Retype the data exactly, from its first line to the line containing "var losRios = [0,0,0,0];", including both, and skip any picture.

#### SOURCE DATA ####

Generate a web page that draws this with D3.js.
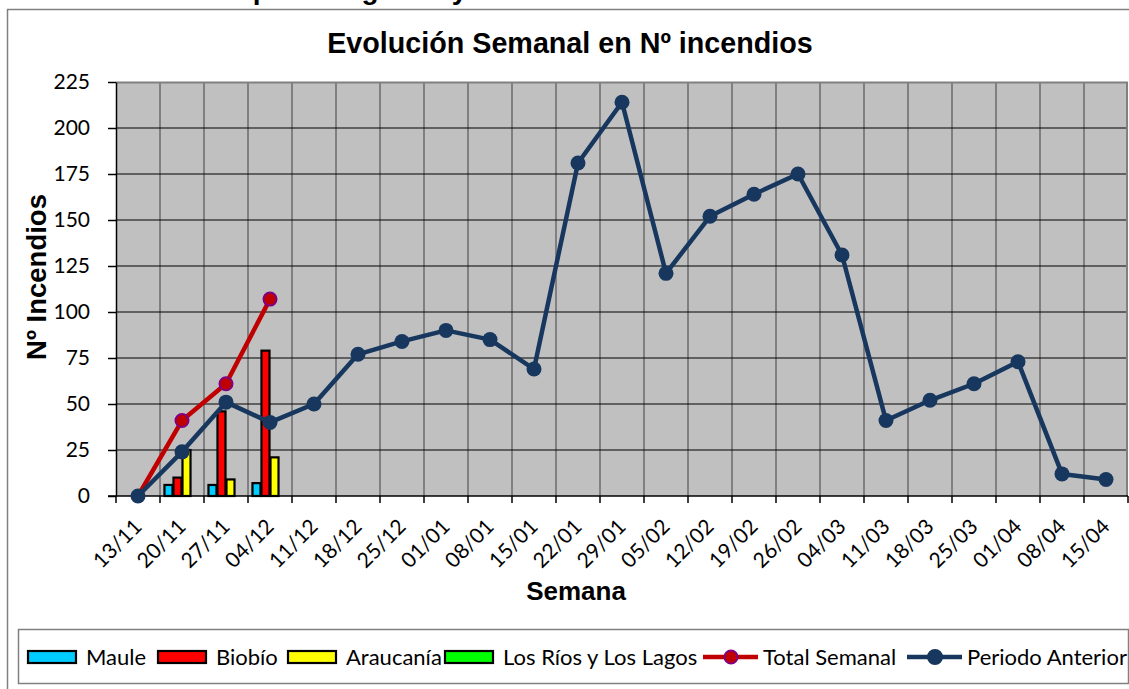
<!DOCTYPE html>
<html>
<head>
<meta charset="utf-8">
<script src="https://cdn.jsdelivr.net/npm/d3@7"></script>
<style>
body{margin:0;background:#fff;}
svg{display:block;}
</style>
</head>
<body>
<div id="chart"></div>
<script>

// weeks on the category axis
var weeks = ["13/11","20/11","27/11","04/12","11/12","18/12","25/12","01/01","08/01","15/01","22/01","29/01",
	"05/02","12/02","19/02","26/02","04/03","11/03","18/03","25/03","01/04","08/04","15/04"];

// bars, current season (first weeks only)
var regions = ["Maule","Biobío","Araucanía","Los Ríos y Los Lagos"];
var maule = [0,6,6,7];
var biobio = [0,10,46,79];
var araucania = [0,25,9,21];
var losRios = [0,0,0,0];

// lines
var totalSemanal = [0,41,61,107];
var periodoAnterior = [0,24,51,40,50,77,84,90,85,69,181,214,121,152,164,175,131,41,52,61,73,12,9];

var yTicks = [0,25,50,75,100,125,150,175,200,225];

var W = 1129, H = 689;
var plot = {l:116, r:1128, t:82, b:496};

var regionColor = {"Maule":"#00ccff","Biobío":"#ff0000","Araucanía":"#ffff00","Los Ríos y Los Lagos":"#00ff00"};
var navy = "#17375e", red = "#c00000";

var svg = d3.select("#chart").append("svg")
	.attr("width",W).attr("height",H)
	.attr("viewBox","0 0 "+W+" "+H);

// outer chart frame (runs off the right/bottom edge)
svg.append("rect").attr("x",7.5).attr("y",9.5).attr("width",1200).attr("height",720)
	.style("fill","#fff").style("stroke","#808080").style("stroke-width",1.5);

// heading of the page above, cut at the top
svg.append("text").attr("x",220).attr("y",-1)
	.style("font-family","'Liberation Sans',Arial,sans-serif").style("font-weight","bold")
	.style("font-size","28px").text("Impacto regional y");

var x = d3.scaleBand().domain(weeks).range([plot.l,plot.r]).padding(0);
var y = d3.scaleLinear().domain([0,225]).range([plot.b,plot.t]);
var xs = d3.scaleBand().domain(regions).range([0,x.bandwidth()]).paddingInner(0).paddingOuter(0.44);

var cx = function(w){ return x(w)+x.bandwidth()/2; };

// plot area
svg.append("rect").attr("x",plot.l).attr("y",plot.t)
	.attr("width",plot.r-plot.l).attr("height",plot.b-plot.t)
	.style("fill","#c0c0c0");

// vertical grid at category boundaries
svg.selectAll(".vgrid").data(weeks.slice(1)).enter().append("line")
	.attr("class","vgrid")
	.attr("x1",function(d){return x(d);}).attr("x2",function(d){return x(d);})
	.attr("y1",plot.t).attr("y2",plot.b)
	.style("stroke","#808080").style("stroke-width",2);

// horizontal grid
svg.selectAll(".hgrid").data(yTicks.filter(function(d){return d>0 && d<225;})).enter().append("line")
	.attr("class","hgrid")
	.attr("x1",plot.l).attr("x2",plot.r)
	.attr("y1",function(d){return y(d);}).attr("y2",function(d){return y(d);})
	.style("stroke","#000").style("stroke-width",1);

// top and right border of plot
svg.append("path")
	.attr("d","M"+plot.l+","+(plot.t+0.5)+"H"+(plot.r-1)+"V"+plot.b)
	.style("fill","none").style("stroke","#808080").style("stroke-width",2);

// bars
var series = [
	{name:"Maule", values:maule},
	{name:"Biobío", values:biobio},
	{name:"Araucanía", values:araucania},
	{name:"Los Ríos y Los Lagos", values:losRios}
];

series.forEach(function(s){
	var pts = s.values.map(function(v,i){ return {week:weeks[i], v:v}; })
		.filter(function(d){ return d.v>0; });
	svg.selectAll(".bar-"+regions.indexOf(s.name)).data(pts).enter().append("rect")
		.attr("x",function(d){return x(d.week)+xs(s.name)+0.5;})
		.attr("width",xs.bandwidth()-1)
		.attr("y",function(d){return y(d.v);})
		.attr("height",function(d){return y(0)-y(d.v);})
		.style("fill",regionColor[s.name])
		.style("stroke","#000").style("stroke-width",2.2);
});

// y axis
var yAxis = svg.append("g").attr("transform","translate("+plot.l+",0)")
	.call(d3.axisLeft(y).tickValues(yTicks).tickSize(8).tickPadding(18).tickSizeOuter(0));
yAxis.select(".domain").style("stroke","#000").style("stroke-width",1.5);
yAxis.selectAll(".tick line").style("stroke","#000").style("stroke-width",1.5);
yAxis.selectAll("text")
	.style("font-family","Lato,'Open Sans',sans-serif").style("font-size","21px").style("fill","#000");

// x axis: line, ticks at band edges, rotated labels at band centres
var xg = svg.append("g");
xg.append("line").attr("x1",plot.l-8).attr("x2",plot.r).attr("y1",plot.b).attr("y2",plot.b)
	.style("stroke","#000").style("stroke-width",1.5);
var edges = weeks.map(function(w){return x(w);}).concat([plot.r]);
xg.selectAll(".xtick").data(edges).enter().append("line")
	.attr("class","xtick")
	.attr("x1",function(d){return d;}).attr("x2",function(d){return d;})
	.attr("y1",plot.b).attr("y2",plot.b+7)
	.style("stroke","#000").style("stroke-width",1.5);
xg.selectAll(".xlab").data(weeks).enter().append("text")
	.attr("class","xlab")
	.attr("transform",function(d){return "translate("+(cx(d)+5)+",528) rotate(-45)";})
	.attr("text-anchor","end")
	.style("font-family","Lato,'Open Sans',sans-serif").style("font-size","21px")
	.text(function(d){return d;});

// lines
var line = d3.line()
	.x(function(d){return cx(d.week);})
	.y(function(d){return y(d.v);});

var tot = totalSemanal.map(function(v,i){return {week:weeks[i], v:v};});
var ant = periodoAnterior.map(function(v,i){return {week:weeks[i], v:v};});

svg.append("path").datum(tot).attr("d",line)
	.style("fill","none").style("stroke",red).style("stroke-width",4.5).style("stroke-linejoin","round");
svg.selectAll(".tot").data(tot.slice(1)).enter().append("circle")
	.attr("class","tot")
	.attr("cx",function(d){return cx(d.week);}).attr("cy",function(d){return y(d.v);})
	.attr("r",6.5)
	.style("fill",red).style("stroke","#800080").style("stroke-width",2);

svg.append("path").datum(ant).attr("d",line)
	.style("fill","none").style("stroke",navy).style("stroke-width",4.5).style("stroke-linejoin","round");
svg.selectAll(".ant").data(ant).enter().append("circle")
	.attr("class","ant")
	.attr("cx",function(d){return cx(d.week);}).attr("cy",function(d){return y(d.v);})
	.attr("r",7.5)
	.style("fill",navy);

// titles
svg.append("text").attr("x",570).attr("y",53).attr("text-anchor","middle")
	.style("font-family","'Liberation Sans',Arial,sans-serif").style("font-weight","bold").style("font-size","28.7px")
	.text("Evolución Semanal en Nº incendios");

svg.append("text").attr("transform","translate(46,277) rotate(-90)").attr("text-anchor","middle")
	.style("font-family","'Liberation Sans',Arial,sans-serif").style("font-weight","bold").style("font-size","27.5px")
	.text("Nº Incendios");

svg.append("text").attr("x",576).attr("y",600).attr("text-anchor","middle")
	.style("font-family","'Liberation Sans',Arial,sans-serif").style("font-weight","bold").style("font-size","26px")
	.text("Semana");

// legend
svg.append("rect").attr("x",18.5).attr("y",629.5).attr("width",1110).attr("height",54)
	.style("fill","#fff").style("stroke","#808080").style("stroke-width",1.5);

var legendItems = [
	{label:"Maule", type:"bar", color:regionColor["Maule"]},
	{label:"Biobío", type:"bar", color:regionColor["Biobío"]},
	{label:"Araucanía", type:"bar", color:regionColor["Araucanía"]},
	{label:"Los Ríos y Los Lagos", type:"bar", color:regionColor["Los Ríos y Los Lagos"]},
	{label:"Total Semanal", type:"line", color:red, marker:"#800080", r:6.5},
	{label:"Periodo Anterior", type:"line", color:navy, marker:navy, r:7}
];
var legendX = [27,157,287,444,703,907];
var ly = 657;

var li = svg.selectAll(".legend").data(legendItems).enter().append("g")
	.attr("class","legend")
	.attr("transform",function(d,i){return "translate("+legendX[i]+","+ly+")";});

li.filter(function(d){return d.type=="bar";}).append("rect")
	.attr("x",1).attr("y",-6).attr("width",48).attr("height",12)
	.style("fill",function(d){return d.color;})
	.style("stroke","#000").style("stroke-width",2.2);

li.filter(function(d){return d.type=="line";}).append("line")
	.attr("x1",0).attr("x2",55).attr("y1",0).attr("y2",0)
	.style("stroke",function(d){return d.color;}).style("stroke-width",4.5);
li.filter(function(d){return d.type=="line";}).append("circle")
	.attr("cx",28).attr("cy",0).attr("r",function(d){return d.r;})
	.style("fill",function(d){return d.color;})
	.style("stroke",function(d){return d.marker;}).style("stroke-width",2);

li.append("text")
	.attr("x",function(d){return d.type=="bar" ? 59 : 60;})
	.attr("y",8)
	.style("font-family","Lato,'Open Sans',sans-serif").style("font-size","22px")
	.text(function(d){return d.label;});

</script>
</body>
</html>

####

> _ANSWER TO THIS TASK_
Generate a web page that draws this with D3.js.
<!DOCTYPE html>
<html>
<head>
<meta charset="utf-8">
<script src="https://cdn.jsdelivr.net/npm/d3@7"></script>
<style>
body{margin:0;background:#fff;}
svg{display:block;}
</style>
</head>
<body>
<div id="chart"></div>
<script>

// weeks on the category axis
var weeks = ["13/11","20/11","27/11","04/12","11/12","18/12","25/12","01/01","08/01","15/01","22/01","29/01",
	"05/02","12/02","19/02","26/02","04/03","11/03","18/03","25/03","01/04","08/04","15/04"];

// bars, current season (first weeks only)
var regions = ["Maule","Biobío","Araucanía","Los Ríos y Los Lagos"];
var maule = [0,6,6,7];
var biobio = [0,10,46,79];
var araucania = [0,25,9,21];
var losRios = [0,0,0,0];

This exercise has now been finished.